> _Written exercise_: For this exercise, output only the lines between the "Rebuild this chart" line and the "import * as echarts from 'echarts';" line, both of them included, and skip all pictures.

> _Material for the task_:
━━━
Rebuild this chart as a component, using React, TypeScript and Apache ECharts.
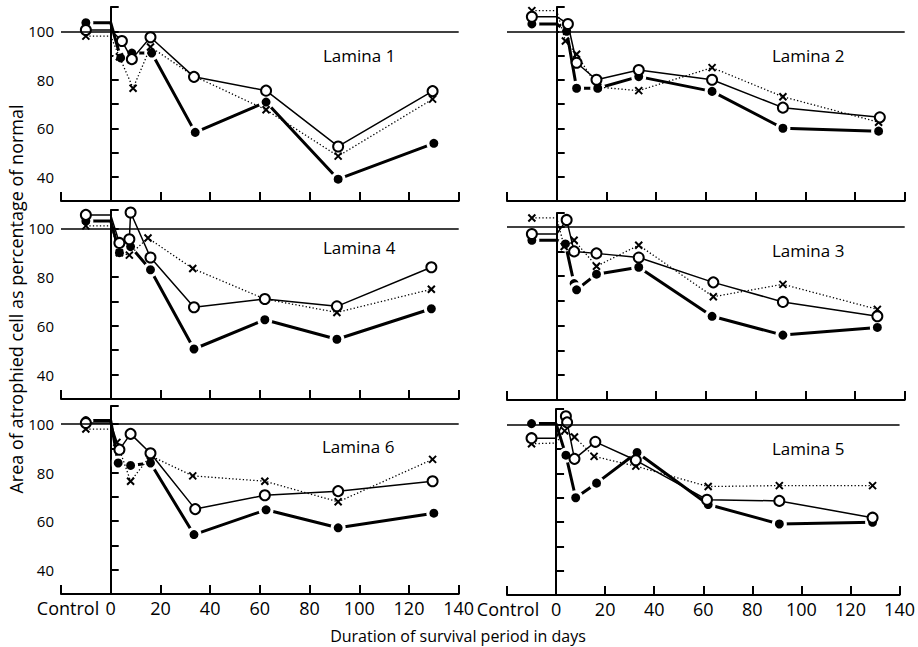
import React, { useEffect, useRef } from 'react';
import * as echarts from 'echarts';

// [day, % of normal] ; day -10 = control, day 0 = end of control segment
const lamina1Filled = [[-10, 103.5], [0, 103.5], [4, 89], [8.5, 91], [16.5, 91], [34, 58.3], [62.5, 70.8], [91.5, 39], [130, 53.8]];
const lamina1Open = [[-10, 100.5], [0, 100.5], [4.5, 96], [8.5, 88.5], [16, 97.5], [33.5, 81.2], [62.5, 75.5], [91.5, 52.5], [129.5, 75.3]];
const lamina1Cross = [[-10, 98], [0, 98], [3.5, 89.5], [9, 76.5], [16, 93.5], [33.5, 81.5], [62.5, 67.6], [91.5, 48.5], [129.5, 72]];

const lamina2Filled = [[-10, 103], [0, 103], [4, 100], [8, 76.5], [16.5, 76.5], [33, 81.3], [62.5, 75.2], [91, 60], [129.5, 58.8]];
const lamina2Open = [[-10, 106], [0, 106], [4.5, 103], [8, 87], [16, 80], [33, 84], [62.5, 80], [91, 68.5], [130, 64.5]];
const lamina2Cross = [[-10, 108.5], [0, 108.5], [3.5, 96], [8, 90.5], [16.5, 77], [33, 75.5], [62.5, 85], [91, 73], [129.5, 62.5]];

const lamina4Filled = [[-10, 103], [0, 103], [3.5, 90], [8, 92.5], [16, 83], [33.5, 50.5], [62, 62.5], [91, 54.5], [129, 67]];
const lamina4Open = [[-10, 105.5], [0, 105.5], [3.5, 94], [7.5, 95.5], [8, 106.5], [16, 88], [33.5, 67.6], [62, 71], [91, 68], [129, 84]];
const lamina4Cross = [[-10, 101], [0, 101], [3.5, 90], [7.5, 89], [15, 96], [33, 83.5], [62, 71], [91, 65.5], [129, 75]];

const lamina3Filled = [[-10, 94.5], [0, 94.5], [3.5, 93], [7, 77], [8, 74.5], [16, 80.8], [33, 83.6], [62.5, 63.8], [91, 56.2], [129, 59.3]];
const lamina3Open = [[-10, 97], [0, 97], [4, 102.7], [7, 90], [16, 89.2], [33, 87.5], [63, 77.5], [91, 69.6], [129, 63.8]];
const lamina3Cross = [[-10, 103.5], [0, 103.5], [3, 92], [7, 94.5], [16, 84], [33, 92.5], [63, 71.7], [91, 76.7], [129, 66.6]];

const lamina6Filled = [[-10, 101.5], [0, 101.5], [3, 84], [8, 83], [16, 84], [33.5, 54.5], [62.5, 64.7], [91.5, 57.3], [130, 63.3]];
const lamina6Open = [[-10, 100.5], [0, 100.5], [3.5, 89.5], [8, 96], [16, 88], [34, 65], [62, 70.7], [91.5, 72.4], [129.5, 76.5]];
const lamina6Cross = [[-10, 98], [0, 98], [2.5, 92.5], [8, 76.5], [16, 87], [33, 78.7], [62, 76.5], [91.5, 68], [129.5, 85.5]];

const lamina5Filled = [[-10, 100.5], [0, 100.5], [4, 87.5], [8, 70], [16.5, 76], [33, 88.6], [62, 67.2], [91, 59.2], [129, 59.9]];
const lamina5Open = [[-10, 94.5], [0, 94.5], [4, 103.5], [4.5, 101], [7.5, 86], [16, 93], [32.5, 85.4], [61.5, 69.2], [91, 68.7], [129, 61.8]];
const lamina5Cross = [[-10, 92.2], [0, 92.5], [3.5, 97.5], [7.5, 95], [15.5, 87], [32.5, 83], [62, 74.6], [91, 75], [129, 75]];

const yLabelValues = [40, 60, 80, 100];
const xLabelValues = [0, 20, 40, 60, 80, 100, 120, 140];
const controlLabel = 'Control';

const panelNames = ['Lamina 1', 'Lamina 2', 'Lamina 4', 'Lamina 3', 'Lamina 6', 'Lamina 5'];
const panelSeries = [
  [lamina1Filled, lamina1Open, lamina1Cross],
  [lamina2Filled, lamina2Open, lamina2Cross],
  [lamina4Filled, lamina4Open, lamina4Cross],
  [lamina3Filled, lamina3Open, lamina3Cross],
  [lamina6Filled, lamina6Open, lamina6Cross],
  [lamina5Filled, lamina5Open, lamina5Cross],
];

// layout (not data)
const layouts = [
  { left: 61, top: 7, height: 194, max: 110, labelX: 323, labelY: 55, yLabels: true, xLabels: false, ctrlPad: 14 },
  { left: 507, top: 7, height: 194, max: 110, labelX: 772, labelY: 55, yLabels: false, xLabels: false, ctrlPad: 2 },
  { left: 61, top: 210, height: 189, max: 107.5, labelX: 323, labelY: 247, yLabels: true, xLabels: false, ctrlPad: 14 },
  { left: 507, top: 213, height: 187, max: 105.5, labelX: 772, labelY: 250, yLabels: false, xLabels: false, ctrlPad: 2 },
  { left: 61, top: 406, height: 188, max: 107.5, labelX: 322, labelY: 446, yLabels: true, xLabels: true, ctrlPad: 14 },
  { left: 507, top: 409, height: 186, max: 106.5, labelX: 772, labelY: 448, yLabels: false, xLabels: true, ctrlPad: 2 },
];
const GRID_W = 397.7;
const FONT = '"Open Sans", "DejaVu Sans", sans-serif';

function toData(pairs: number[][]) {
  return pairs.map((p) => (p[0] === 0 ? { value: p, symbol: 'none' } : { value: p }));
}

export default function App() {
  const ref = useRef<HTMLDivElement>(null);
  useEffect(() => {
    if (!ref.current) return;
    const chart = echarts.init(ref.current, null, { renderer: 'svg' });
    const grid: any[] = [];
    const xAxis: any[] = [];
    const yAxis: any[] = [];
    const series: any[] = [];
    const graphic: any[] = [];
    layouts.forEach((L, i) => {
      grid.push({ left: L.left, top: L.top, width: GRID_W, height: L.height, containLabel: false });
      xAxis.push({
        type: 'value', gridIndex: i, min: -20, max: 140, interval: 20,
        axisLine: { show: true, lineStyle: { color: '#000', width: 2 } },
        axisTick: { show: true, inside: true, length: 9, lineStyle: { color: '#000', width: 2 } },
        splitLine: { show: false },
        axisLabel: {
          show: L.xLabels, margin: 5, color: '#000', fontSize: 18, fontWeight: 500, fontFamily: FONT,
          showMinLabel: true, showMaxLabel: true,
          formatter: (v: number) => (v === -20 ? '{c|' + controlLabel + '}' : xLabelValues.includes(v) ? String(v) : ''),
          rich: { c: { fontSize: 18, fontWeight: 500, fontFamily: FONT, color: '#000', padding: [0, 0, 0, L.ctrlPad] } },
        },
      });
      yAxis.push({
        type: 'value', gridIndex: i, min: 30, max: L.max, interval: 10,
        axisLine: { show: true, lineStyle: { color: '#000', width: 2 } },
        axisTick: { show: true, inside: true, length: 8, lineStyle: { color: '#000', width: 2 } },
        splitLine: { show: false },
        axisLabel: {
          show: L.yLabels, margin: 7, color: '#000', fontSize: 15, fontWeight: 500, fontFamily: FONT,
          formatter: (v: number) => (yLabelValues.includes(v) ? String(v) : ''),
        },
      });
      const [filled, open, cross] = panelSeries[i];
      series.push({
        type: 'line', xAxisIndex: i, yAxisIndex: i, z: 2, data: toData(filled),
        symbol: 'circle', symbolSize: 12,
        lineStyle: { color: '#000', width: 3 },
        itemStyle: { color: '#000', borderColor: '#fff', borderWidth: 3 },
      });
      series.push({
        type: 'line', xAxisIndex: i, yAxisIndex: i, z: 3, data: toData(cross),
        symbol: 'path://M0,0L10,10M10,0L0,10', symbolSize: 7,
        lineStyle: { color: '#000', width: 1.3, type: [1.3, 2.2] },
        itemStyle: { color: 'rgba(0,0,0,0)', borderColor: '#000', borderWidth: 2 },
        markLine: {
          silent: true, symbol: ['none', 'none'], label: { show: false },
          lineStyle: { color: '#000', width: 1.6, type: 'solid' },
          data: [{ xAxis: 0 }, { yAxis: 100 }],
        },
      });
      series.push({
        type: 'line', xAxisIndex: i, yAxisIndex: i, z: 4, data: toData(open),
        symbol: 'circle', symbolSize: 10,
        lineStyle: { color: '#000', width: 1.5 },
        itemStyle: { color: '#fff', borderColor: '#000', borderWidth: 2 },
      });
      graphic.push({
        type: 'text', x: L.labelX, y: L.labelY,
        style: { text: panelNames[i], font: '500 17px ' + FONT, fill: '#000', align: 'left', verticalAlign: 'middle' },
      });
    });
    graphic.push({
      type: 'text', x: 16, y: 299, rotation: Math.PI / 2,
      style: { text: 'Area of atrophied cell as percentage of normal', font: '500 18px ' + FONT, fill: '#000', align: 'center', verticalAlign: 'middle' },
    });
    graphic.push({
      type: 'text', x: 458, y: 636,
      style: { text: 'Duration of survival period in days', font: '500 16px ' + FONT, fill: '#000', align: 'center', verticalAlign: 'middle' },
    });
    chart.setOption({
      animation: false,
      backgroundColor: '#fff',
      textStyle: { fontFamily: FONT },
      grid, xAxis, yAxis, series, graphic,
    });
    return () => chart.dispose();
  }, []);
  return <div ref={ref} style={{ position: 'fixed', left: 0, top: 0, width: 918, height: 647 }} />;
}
━━━
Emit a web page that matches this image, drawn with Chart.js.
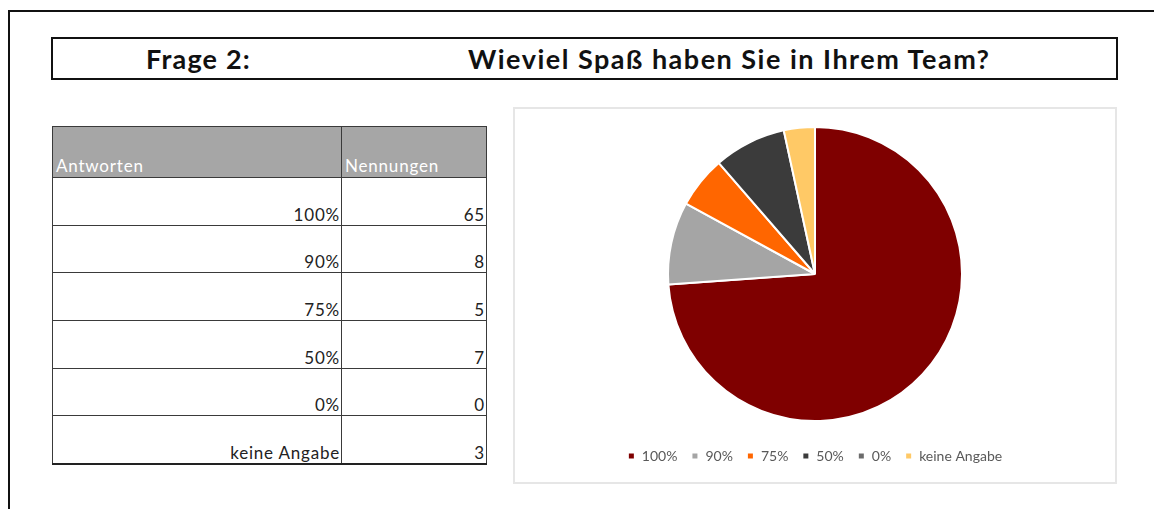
━━━
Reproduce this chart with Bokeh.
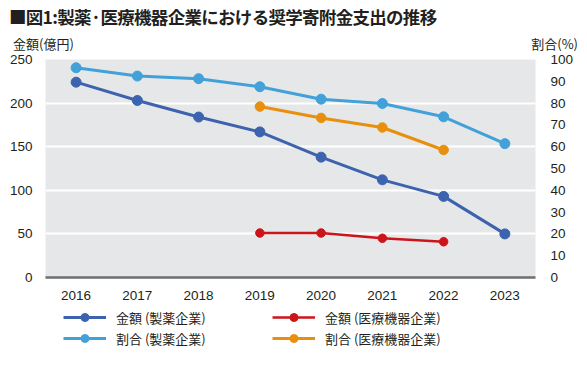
━━━
> _Solution_:
Rebuild this chart as a component, using React, TypeScript and Apache ECharts.
import React, { useEffect, useRef } from 'react';
import * as echarts from 'echarts';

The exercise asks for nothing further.